In a press release on 13 November 2015, it was announced that Eskom, in partnership with the Endangered Wildlife Trust (EWT) and Bioinsight South Africa, has deployed two carcass detection dogs, Aston and Wanda, in an attempt to increase the safety of wind farms for birds and other wildlife in the long run.
The detection dogs will use their keen senses of smell to improve the estimations of wildlife fatalities during operational monitoring, and is a measure that goes above and beyond the industry minimum standard. This is the first project of its kind in South Africa, and will be carried out according to a rigorous protocol in order to deliver scientifically justifiable results. The two Belgian Malinois selected for the work, have been specifically conditioned to detect birds and bats and have been on site since early November. They will work alongside human carcass searchers to assist in areas where vegetation is particularly dense, and at the same time measure efficiency of the current search methodology. Unlike humans, a dog’s detection ability is independent of carcass visibility, and carcasses can be detected in various states of decomposition. “Similar work in Europe has illustrated that sniffer dogs can increase detection rates from 30% to over 90%, and they may also decrease the time it takes to search each turbine. No such study has, however, been conducted in South Africa and we look forward to having local results to which specialists and developers can refer”, said Constant Hoogstad, Manager of EWT’s Wildlife and Energy Programme.
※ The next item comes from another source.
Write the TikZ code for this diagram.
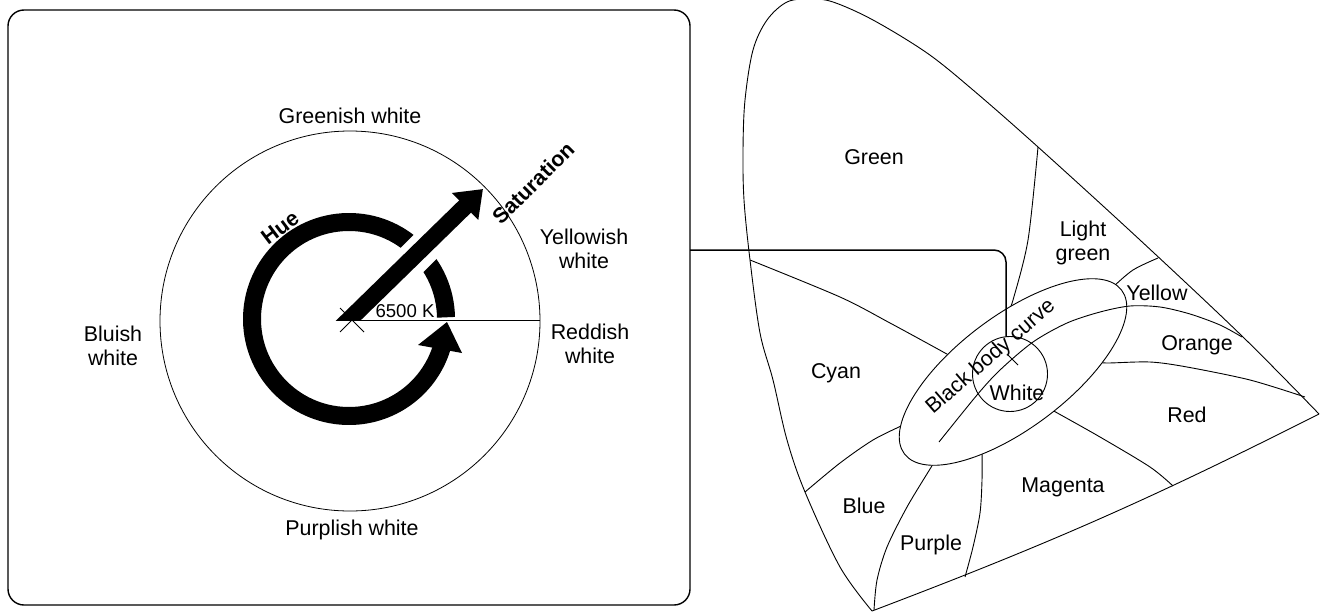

This work presents massive challenges as search plot size, vegetation, substrate, fences, weather, searcher efficiency and carcass removal rates are all variables and limitations that must be considered during the final mortality estimate. Human searchers have a carcass detection accuracy of 3/10 on average while most carcasses disappear completely from the veld within five to seven days. This often results in questionable mortality estimations and crucial data not being recorded such as species, age, sex and nature of injury. The Eskom/EWT partnership hopes to replicate this work across different habitats in the future which may assist other projects in designing operational protocols of their own where habitat provides a challenge to conventional carcass detection methods.